Foto: Reuters/S. Modola
Tingir o corpo de branco
Tingir o corpo de branco faz parte do ritual dos Pokot. Em muitos países há campanhas de esclarecimento, para alertar para os perigos da mutilação genital feminina. Mas só lentamente as campanhas dão frutos. No Quénia, há desde 2014 uma unidade da polícia que trata de questões relacionadas com a MGF. Há também uma linha SOS que recebe denúncias.
Foto: Reuters/S. Modola
Trauma para a vida
Após a cerimónia, as raparigas são cobertas com peles de animais e recolhidas para um local onde podem descansar.
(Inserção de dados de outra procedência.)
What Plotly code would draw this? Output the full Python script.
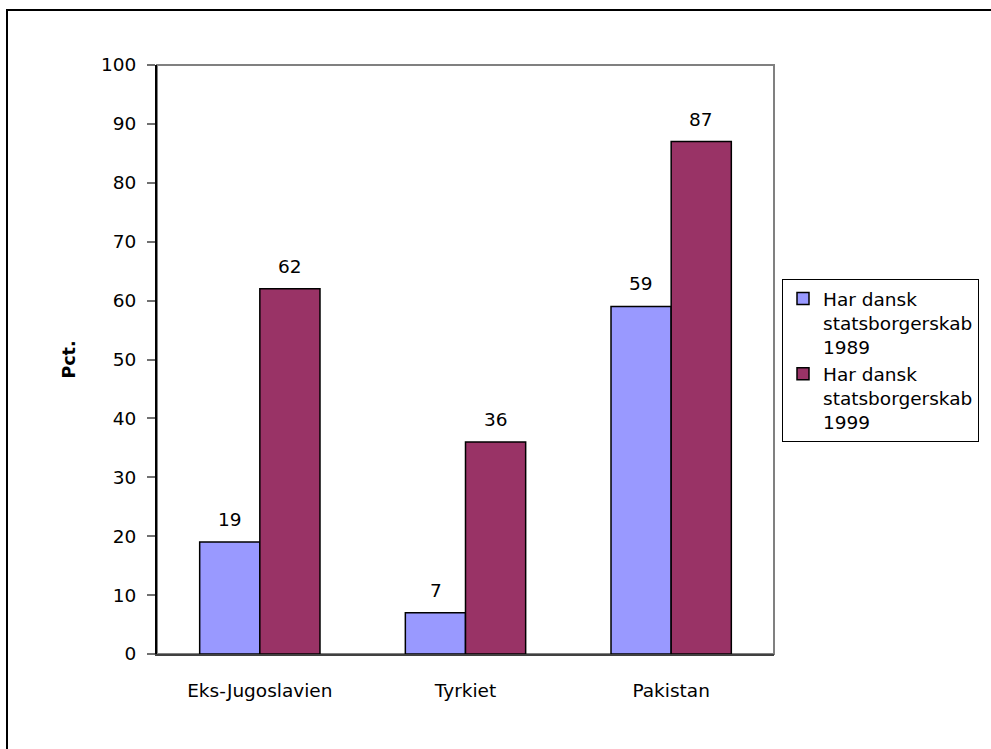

Na ótica dos Pokot, elas estão prontas para casar e podem receber um dote maior. Alguns povos acreditam que as mulheres submetidas à MGF são mais férteis e fiéis ao seu marido. Quando se faz uma excisão não há volta atrás. Não é possível reverter a mutilação com operações plásticas.
Foto: Reuters/S. Modola
De mãe para filha?
Esta rapariga nunca mais vai esquecer a mutilação. Em alguns países, a excisão é realizada em bebés. Sendo uma prática ilegal, um bebé a chorar dá menos nas vistas do que uma rapariga a sofrer de dores o tempo inteiro.